Marcos Frenkel talks about quantum computing

The buzz of excitement at new scientific research with APL continued as Jesús Galan Lopez gave us an update on his investigations in metallurgy. He expressed how, in research, usually scientists are themselves the developers and they simply want to know “can APL solve my problem?” He has been pleasantly surprised by the reception to APL when he has talked about it to “whoever will listen”.

One of our two interns from this summer, Asher Harvey-Smith, described the work that he did during his internship; he started by implementing an extension to import data from text files as character matrices, then he addressed some issues in the Jupyter kernel that he found while writing some notebooks to teach linear algebra to other students at his university. Since returning to University he has seen great benefit to teaching an already familiar topic re-framed with the APL notation, and he anticipates a great opportunity using APL in that way for teaching in the future.

Asher Harvey-Smith relays his experiences teaching APL to fellow university students

Reflecting Mark Wolfon’s message yesterday, Stefan Kruger demonstrated an interface between Dyalog and Kafka, a publish-subscribe message streaming platform for managing inter-process communications in complex systems. In a modern, distributed, micro-service landscape, it is often the language of choice and, as Stefan sees it, if Dyalog can talk to Kafka then it can talk to anything that Kakfa talks to.

One issue raised in Stefan’s talk was that he had to leave APL and write a thin wrapper in C# to talk to the .NET Kafka client. John Daintree explained that this is because of a feature of C# called “generics” – generic methods and classes. If you live in C# world you probably already know about generics, and if not then you just might benefit from some awareness as many .NET packages in NuGet are only accessible using generics. Today that might require some C# code, but soon it will be all possible from APL.

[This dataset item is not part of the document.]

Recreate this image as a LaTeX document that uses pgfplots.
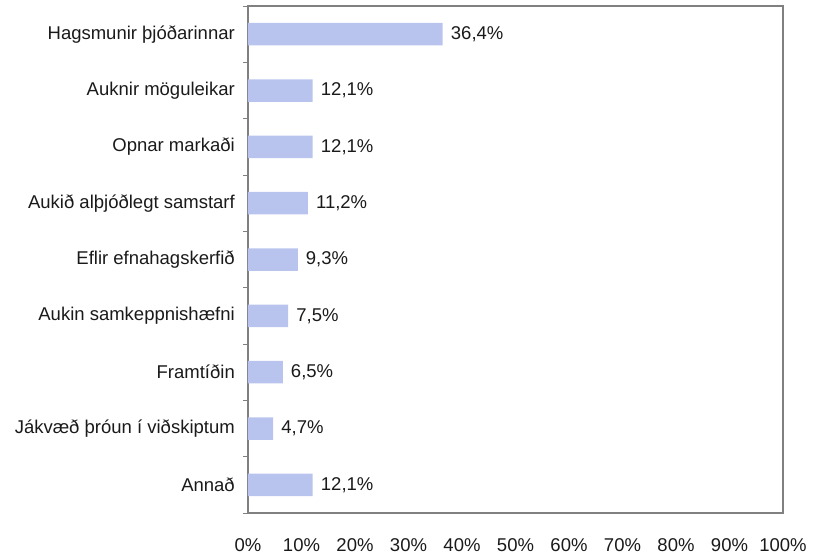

When using the key operator () to do things with grouped data, it can be awkward to deal with absent values, sort the result, or query only a subset of the data. Adám Brudzewsky’s proposal for an array left operand that specifies the “dictionary” to key addresses all of these issues. The main issue currently is that this derived function returns a nested vector of grouped items, and the user must then apply their function on each grouping, but he had ideas on how to recognise and optimise this pattern.

Uncle Andy (Shiers) returned to the fireside (with great effect thanks to Jason!) to tell us about some of the backroom processes and lesser-known features and aspects of Dyalog. While a heartfelt goodbye to Geoff Streeter (who retired earlier this year) was garnished with a story about his erratic driving, we got some very useful advice about making lightweight Dyalog docker containers by removing help and sample workspaces. We also learned that 819⌶ is being removed in version 20.0 (use ⎕C instead!) and that version 19.0 will be the last version produced for intel-based macOS. He also introduced us to the new QA dev, Aarush, who we all had the pleasure to meet for the first time in person this week!